Inside, it feels like stepping into the mystery of the Grail. The inside of the chapel, full of darkness and splendour, is the shape of an inverted goblet. Everywhere you turn, one is faced by new visions of angelic forces and endlessly intertwining knots and labyrinths in rich shades of red, dark green and shadowy gold. The whole interior is a vision of the labyrinth of the Way.
What I’m left thinking is that Mary’s imagination was far too generous and large to be constrained by the ostensible orthodoxy we read in her book, though clues to her wider consciousness keep breaking through. Her chapel is an act of worship and engagement with the immanent that cannot help but burst past the boundaries of her Christianity (hinted at by her reference points from the pagan-flavoured Celtic church). I mean, look at it!
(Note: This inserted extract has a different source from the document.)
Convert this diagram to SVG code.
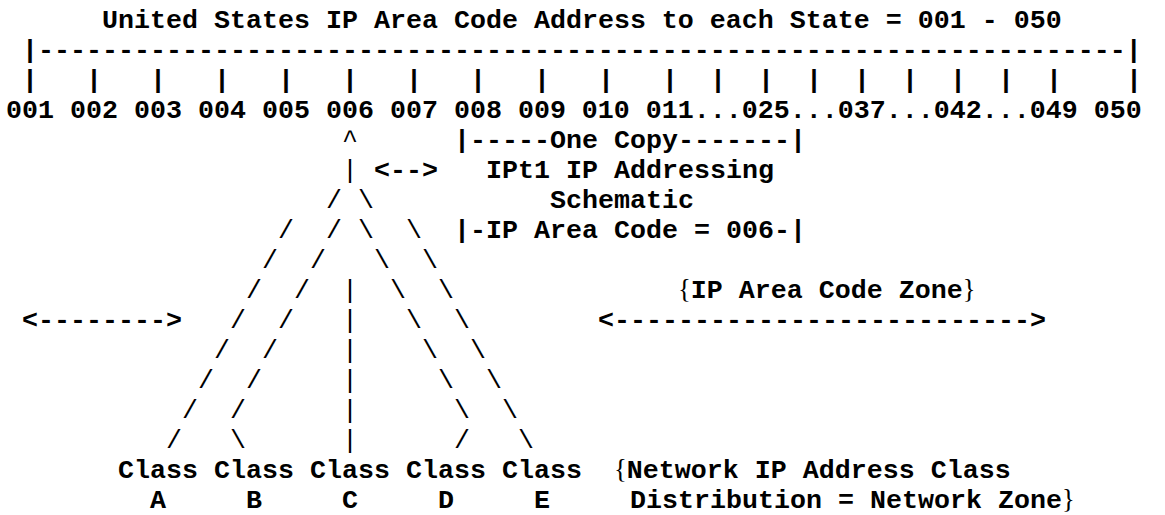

What we do see is a response, from 130 years ago, to Ellie’s concern that the shallow end of modern practice of astrology, tarot and witchcraft fades out before any real engagement with the divine. Whilst I do wonder if (for example) she’s perhaps met the wrong witches , half an hour trawling Witchtok or the endless content creators with freshly minted MFAs pouring out kick-starter tarot decks ought to convince one that she’s got a point. All of this still expresses a hunger for the divine, however tangled up in commoditisation and the quick fix of ‘manifesting’. But in chasing after the new and failing to see the value in what’s under our noses, or cleaving to rigidly to dead old forms, we risk throwing out both divine baby and bathwater. The Watts Chapel shows not just one woman’s vision of a positively mystical alternative but a whole community’s willingness to engage with something larger and more mysterious than themselves.
But most of all, it’s very beautiful. Sometimes, that can be enough.
Another fabulous read. Fascinated and inspired. Thanks for the pictures too. They took my breath away.
I LOVE Mary Watt's chapel in Compton and the little angels around the graves there... and the well! My favourite painting is Hope. I like it that they have no electric light to spoil the paintings inside, and she reformed so many of the gin drinkers giving them work. Thank you so much for reminding me of something very special!